Asking for myself. We are an IoT company stuck doing "digital transformation" since at least 10 years. And now are in a place where we run 2 parallel environments.
Our on-prem world has old-school sysadmins patching servers and managing on-prem tools, Active diredctory, mailservers, etc catering for ~500 engineers. The other half uses a different reporting line and is also an org-within-the-org that is fully cloud-native: AWS, Datadog, Agile teams, DevOps, etc and modern'ish business processes.
Both groups are hostile to another. Probably because by instinct they understand they ultimately know only 1 can survive in the long run.
And while I don't judge either camp (the company could deliver with either method), the amount of money that gets burned by running a shadow-IT within the same org is staggering. Say you need to roll out some tools because of compliance you have 2 teams duplicating benchmarks etc. It's like a technical debt factory.
It seems the best way would be for management to consolidate one group, but they are technically too far removed from reality of engineering struggles. At the same time they do complain about the current difficult climate, have hiring freeze and travel constraints because of budget.
I understand that this isn't a technical issue which is why we have communicated using cost comparison and business language. But to no avail. It seems the only way for things to become better is to let them get worse first.
But maybe I've missed something. Any advise how this could be resolved is highly appreciated.
Ultimately, leadership has to make tough decisions cut costs while not impacting the company's continued growth.
It requires painful, swift decisions and a massive culture shift. I would bet you have a CIO(or similar title) who owns the legacy stuff and a CTO where shadow IT lives. One of those people needs to report to the other and if that is the case today, one needs to go (which is likely the case regardless).
In the end, it kind of boils down to the big questions "what do you own?" and "what do you control?"
When the markets get choppy, people start asking questions that they otherwise wouldn't ask. There's a lot of choppiness right now, and businesses want to reduce risk. Actually owning and controlling hardware, and software, can reduce risk via less reliance on third-parties. But it can also reduce costs, like with 37 Signals [^1], which is yet another risk reduction.
Another question to ask (from a business perspective), in order to reframe your concerns, would be "where is our risk?"
Perhaps they're reducing risk by having one foot outside of the cloud.
[^0]: https://keygen.sh/blog/all-your-licensing-are-belong-to-you/
[^1]: https://world.hey.com/dhh/why-we-re-leaving-the-cloud-654b47...

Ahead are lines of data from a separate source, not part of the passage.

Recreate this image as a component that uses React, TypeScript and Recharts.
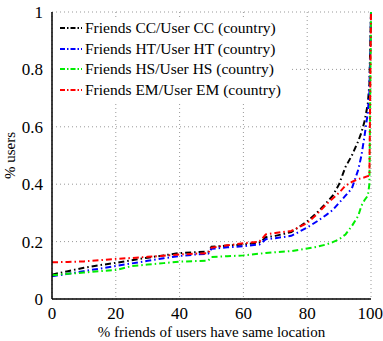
import { LineChart, Line, XAxis, YAxis, CartesianGrid, Label } from "recharts"

const xs = [0, 5, 10, 15, 20, 25, 30, 35, 40, 45, 49, 50, 55, 60, 65, 66, 67, 70, 75, 80, 83, 86, 88, 90, 92, 94, 96, 97, 98, 99, 99.5, 100]

const cc = [0.085, 0.097, 0.109, 0.118, 0.126, 0.135, 0.144, 0.152, 0.16, 0.163, 0.165, 0.182, 0.186, 0.19, 0.197, 0.205, 0.215, 0.22, 0.233, 0.27, 0.3, 0.335, 0.36, 0.4, 0.46, 0.5, 0.55, 0.58, 0.62, 0.68, 0.75, 1]
const ht = [0.079, 0.088, 0.097, 0.106, 0.115, 0.124, 0.133, 0.142, 0.15, 0.155, 0.158, 0.175, 0.18, 0.184, 0.19, 0.198, 0.208, 0.212, 0.22, 0.249, 0.27, 0.293, 0.31, 0.335, 0.36, 0.385, 0.45, 0.5, 0.57, 0.65, 0.72, 1]
const hs = [0.083, 0.088, 0.092, 0.097, 0.101, 0.115, 0.12, 0.125, 0.13, 0.132, 0.134, 0.146, 0.149, 0.152, 0.158, 0.159, 0.16, 0.163, 0.167, 0.176, 0.182, 0.19, 0.198, 0.208, 0.225, 0.254, 0.29, 0.325, 0.345, 0.36, 0.4, 1]
const em = [0.128, 0.129, 0.131, 0.135, 0.14, 0.143, 0.147, 0.151, 0.155, 0.158, 0.16, 0.179, 0.187, 0.194, 0.2, 0.212, 0.225, 0.23, 0.237, 0.265, 0.295, 0.33, 0.35, 0.37, 0.395, 0.408, 0.418, 0.421, 0.424, 0.428, 0.43, 1]

const xTicks = [0, 20, 40, 60, 80, 100]
const yTicks = [0, 0.2, 0.4, 0.6, 0.8, 1]

const series = [
  { key: "cc", name: "Friends CC/User CC (country)", color: "#000000" },
  { key: "ht", name: "Friends HT/User HT (country)", color: "#0000ff" },
  { key: "hs", name: "Friends HS/User HS (country)", color: "#00ee00" },
  { key: "em", name: "Friends EM/User EM (country)", color: "#ff0000" },
]

const rows = xs.map((x, i) => ({ x, cc: cc[i], ht: ht[i], hs: hs[i], em: em[i] }))

const font = "'Liberation Serif', 'Times New Roman', Times, serif"
const dash = "6 3 1.5 3"

export default function App() {
  return (
    <div style={{ position: "absolute", left: 0, top: 0, width: 383, height: 341, background: "#fff", fontFamily: font }}>
      <LineChart width={383} height={341} data={rows} margin={{ top: 12, right: 12, bottom: 0, left: 0 }}>
        <CartesianGrid stroke="#999" strokeDasharray="1 3" />
        <XAxis
          dataKey="x"
          type="number"
          domain={[0, 100]}
          ticks={xTicks}
          height={42}
          tickLine={false}
          axisLine={{ stroke: "#000", strokeWidth: 1.5 }}
          tick={{ fill: "#000", fontSize: 17, fontFamily: font }}
          tickMargin={2}
        >
          <Label value="% friends of users have same location" position="insideBottom" offset={4} style={{ fill: "#000", fontSize: 15, fontFamily: font }} />
        </XAxis>
        <XAxis xAxisId="top" dataKey="x" type="number" domain={[0, 100]} orientation="top" height={0} tick={false} tickLine={false} axisLine={{ stroke: "#000", strokeWidth: 1.5 }} />
        <YAxis
          type="number"
          domain={[0, 1]}
          ticks={yTicks}
          width={52}
          tickLine={false}
          axisLine={{ stroke: "#000", strokeWidth: 1.5 }}
          tick={{ fill: "#000", fontSize: 17, fontFamily: font }}
          tickMargin={3}
        >
          <Label value="% users" angle={-90} position="insideLeft" offset={10} style={{ fill: "#000", fontSize: 15, fontFamily: font, textAnchor: "middle" }} />
        </YAxis>
        <YAxis yAxisId="right" orientation="right" domain={[0, 1]} width={0} tick={false} tickLine={false} axisLine={{ stroke: "#000", strokeWidth: 1.5 }} />
        {series.map((s) => (
          <Line
            key={s.key}
            dataKey={s.key}
            name={s.name}
            type="linear"
            stroke={s.color}
            strokeWidth={2}
            strokeDasharray={dash}
            dot={false}
            isAnimationActive={false}
          />
        ))}
      </LineChart>
      <div style={{ position: "absolute", left: 56, top: 18, width: 236, background: "#fff", paddingBottom: 2 }}>
        {series.map((s) => (
          <div key={s.key} style={{ display: "flex", alignItems: "center", height: 20.5 }}>
            <svg width={22} height={10} style={{ marginLeft: 4, marginRight: 3, flexShrink: 0 }}>
              <line x1={0} y1={5} x2={22} y2={5} stroke={s.color} strokeWidth={2} strokeDasharray="5 2 1.5 2" />
            </svg>
            <span style={{ fontSize: 15.5, color: "#000", whiteSpace: "nowrap" }}>{s.name}</span>
          </div>
        ))}
      </div>
    </div>
  )
}
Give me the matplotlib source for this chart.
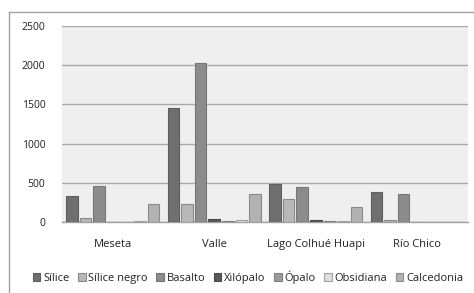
import matplotlib.pyplot as plt
import numpy as np
from matplotlib.lines import Line2D

# Data ==================================================
categories = ["Meseta", "Valle", "Lago Colhué Huapi", "Río Chico"]
series = ["Sílice", "Sílice negro", "Basalto", "Xilópalo", "Ópalo", "Obsidiana", "Calcedonia"]

silice = [330, 1450, 480, 378]
silice_negro = [48, 230, 288, 25]
basalto = [455, 2030, 442, 352]
xilopalo = [0, 38, 25, 0]
opalo = [0, 12, 12, 0]
obsidiana = [12, 24, 12, 0]
calcedonia = [230, 352, 188, 0]

values = [silice, silice_negro, basalto, xilopalo, opalo, obsidiana, calcedonia]
colors = ["#6f6f6f", "#b8b8b8", "#8c8c8c", "#595959", "#9c9c9c", "#dedede", "#b2b2b2"]
edges = ["#5e5e5e", "#8a8a8a", "#767676", "#4a4a4a", "#808080", "#a0a0a0", "#8a8a8a"]
# =======================================================

W, H = 474, 293
fig = plt.figure(figsize=(W / 100, H / 100), dpi=100)
plt.rcParams["font.family"] = ["Open Sans", "DejaVu Sans"]

ax = fig.add_axes([62 / W, 1 - 222 / H, 406 / W, 196 / H])
ax.set_facecolor("#efefef")

x = np.arange(len(categories))
step = 0.134
width = 0.114
for i, (name, vals) in enumerate(zip(series, values)):
    ax.bar(x + (i - 3) * step, vals, width, color=colors[i], edgecolor=edges[i],
           linewidth=0.8, label=name, zorder=3)

ax.set_xlim(-0.5, 3.5)
ax.set_ylim(0, 2500)
ax.set_yticks(range(0, 2501, 500))
ax.yaxis.grid(True, color="#a8a8a8", linewidth=1.0, zorder=1)
for s in ["left", "right", "top"]:
    ax.spines[s].set_visible(False)
ax.spines["bottom"].set_color("#a0a0a0")
ax.spines["bottom"].set_linewidth(1.0)

ax.set_xticks(x)
ax.set_xticklabels(categories)
ax.tick_params(axis="x", length=0, pad=12, labelsize=8, labelcolor="#222222")
ax.tick_params(axis="y", length=0, pad=12, labelsize=7.5, labelcolor="#222222")

# chart frame
fig.add_artist(Line2D([9 / W, 9 / W], [0, 1 - 12 / H], color="#a0a0a0", linewidth=1.0))
fig.add_artist(Line2D([9 / W, 1], [1 - 12 / H, 1 - 12 / H], color="#a0a0a0", linewidth=1.0))

handles, labels = ax.get_legend_handles_labels()
fig.legend(handles, labels, loc="center", bbox_to_anchor=(248 / W, 1 - 277 / H), ncol=7,
           frameon=False, fontsize=8, handlelength=0.7, handleheight=0.7,
           handletextpad=0.25, columnspacing=0.75, labelcolor="#222222")

fig.savefig("out.png", dpi=100)
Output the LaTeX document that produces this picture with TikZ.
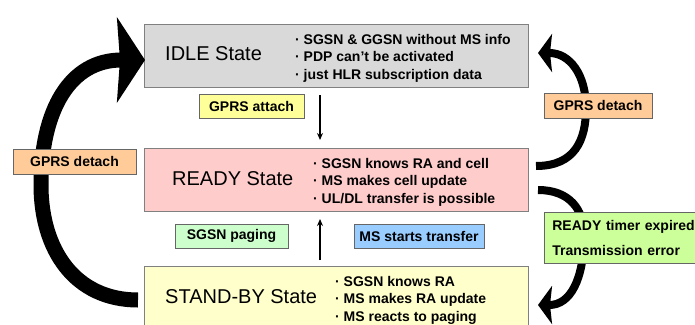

Start small, pick one service at a time (compute this quarter, postgres next quarter, secrets management the next) and use the emerging platform to strangle out paid services
Cloud team gets to stay cloudy, on prem team still gets to farm servers
The key to success is having the right on-prem solution to help bring both teams together while driving costs down. Our solution at Triton Datacenter (https://tritondatacenter.com) has helped various enterprises tackle this issue by providing a public cloud-like experience on-prem.
That said, a number of companies have left the cloud for cost reasons. 37 Signals is a recent high-profile example: https://world.hey.com/dhh/why-we-re-leaving-the-cloud-654b47...
I've read of others leaving for cost reasons as well. Many run niche workloads that don't make sense in the cloud. One company, if I recall correctly, was doing scientific processing that required massive, but not unlimited, CPU and GPU resources. They found it was cheaper to buy a bunch of high-end workstations and run their jobs locally. They didn't need the cloud's 24/7 uptime guarantees, because they were doing offline processing with no public-facing apps.